Por locura

En ocasiones no comprende qué o quién le juega bromas pesadas, ¿o será que él mismo se mete en tantos enredos? Ha esperado siete días, como le indicaron. Pero por ningún lado aparece el profeta. Nada en el horizonte revela su pronta aparición y él se encuentra en aprietos. Tiene una guerra que pelear y el ejército amenaza con desertar. No solo tiemblan de miedo, sino que no darán un paso sin pedir primero la aprobación de su Dios, aunque nadie lo sigue como antes, pero él comprende que la superstición es poderosa. ¿Qué se supone que debe hacer? No puede atacar pues él mismo teme que su Dios lo abandone o le haga perder; ya ha sucedido. Así que, sencillamente, lo ofrece él mismo.

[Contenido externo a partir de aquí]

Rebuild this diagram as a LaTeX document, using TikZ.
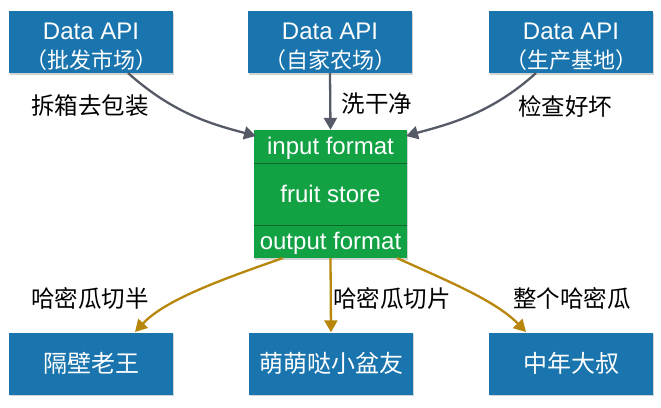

¿A quién ofende? Dios comprenderá, se repite mientras el humo sube al cielo y huele a carne quemada. Finalmente, él es el rey y algún privilegio debe tener. Entonces, ¿por qué se siente tan mal? En eso, justo cuando el animal se ha consumido por completo, el profeta aparece de la nada. Peor aún, no lo saluda, sino que arruga la frente y le reclama su atrevimiento. Él le explica la situación y le recuerda que no fue él, sino el profeta, quien tardó más de lo previsto. Pero el profeta levanta la mano y apunta al cielo; aún no se pone el sol. ¿A qué tanta prisa? El rey insiste que se ha esforzado más de la cuenta para soportar al pueblo y ver cada detalle. ¿Qué más quiere? “Locura”, declara el profeta. El rey no guardó el mandamiento que Dios le había ordenado y por ese momento de debilidad, perderá el reino. No esperó. Aún más, olvidó que solo un descendiente de Leví puede ofrecer sacrificios.

¡Si tan solo sus acciones hubieran reflejado los estatutos de Dios! ¡Si hubiera esperado! Pero el hubiera no existe. Saúl ha perdido la corona, por no ordenar sus caminos y por no guardar los estatutos de su Dios.